Palmer and Jackson became parents in February 2023. Later that year, things took a turn after Jackson publicly criticized an outfit Palmer wore to a Usher concert in Las Vegas. Things between the couple then became even more hostile. By November 2023, Palmer had filed for sole custody of her son and also requested a restraining order against Jackson, though the case has since been dropped.
“I hate that people had to see that. That’s not what I want people to see. I wasn’t even thinking about me because I already knew what happened,” she said. “On the other hand, I was like, obviously I don’t condone this, and that’s why I had to move the way I needed to move, because that’s not cool to me.”
She continued, “But just the fact that people had to see it, I hated it for my fans, for the people that cared about me…drama and all that type of stuff.”
One of the most direct references to her past with Jackson comes through in her single “My Confession.”

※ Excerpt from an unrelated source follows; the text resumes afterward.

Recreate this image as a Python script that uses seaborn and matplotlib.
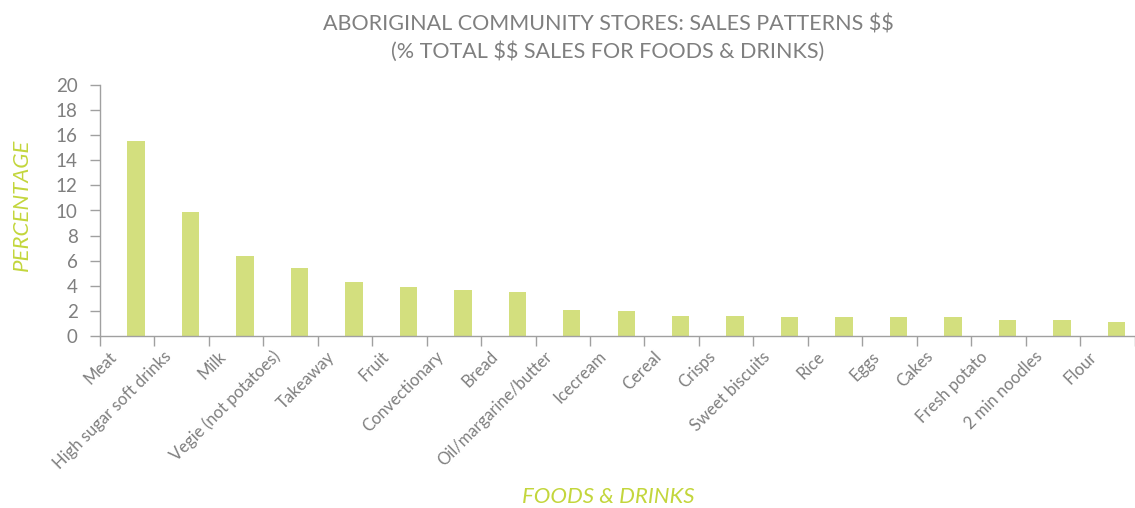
import matplotlib
matplotlib.use("Agg")
import matplotlib.pyplot as plt
import matplotlib.transforms as mtransforms
import seaborn as sns
import pandas as pd
import numpy as np

categories = ["Meat", "High sugar soft drinks", "Milk", "Vegie (not potatoes)", "Takeaway",
              "Fruit", "Convectionary", "Bread", "Oil/margarine/butter", "Icecream",
              "Cereal", "Crisps", "Sweet biscuits", "Rice", "Eggs", "Cakes",
              "Fresh potato", "2 min noodles", "Flour"]
values = [15.5, 9.9, 6.4, 5.4, 4.3, 3.9, 3.7, 3.5, 2.1, 2.0,
          1.6, 1.6, 1.5, 1.5, 1.5, 1.5, 1.3, 1.3, 1.1]
yticks = [0, 2, 4, 6, 8, 10, 12, 14, 16, 18, 20]

title = "ABORIGINAL COMMUNITY STORES: SALES PATTERNS $$\n(% TOTAL $$ SALES FOR FOODS & DRINKS)"
xlabel = "FOODS & DRINKS"
ylabel = "PERCENTAGE"

BAR = "#d3df7e"
GREEN = "#c3d63c"
GRAY = "#7f7f7f"
AX = "#a0a0a0"

sns.set_theme(style="white")
plt.rcParams["font.family"] = ["Lato", "DejaVu Sans"]
plt.rcParams["text.parse_math"] = False

df = pd.DataFrame({"cat": categories, "val": values})

fig = plt.figure(figsize=(11.35, 5.08), dpi=100)
ax = fig.add_axes([100/1135, 1-336/508, 1-100/1135-0.5/1135, (336-85)/508])

sns.barplot(data=df, x="cat", y="val", order=categories, color=BAR, width=0.32,
            saturation=1, ax=ax, edgecolor="none")

n = len(categories)
d = 0.165
ax.set_xlim(-0.5 - d, n - 0.5 - d)
ax.set_ylim(0, 20)
ax.set_yticks(yticks)
ax.set_yticklabels([str(v) for v in yticks], fontsize=13.5, color=GRAY)
ax.tick_params(axis="y", length=7, width=1, color=AX, pad=9, left=True)

ax.set_xticks(range(n))
ax.set_xticklabels(categories, rotation=45, ha="right", va="center",
                   rotation_mode="anchor", fontsize=12, color=GRAY)
ax.tick_params(axis="x", which="major", length=0, pad=13)
offset = mtransforms.ScaledTranslation(-22/100, 0, fig.dpi_scale_trans)
for lbl in ax.get_xticklabels():
    lbl.set_transform(lbl.get_transform() + offset)
ax.set_xticks([k - 0.5 - d for k in range(n + 1)], minor=True)
ax.tick_params(axis="x", which="minor", length=7, width=1, color=AX, bottom=True)

for s in ["top", "right"]:
    ax.spines[s].set_visible(False)
for s in ["left", "bottom"]:
    ax.spines[s].set_color(AX)
    ax.spines[s].set_linewidth(1)

ax.set_xlabel("")
ax.set_ylabel("")
fig.text(608/1135, 1-497/508, xlabel, ha="center", va="center", fontsize=16,
         style="italic", color=GREEN)
fig.text(22/1135, 1-205/508, ylabel, ha="center", va="center", fontsize=16,
         style="italic", color=GREEN, rotation=90)
fig.text(608/1135, 1-38/508, title, ha="center", va="center", fontsize=15.5,
         color=GRAY, linespacing=1.4)

fig.savefig("out.png", dpi=100)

The track, released last month, borrows from Usher’s 2004 hit “Confessions Part II” and channels Palmer’s personal experience. Even with the pain, Palmer says she is not looking back in regret.
“I don’t want to say I regret it, you know, because it is what it is, and it opened up a new phase of my life—of how I want to be less fragmented and be more integrated in there,” she said later in the interview.
She ended that thought with a reminder of who she has always been.
“But at the end of the day, yeah, it’s like, I’m never going to not be Keke Palmer, you know?” she added.
Through “Just Keke,” Palmer is doing more than telling her story; she’s owning it. And this chapter sounds like freedom.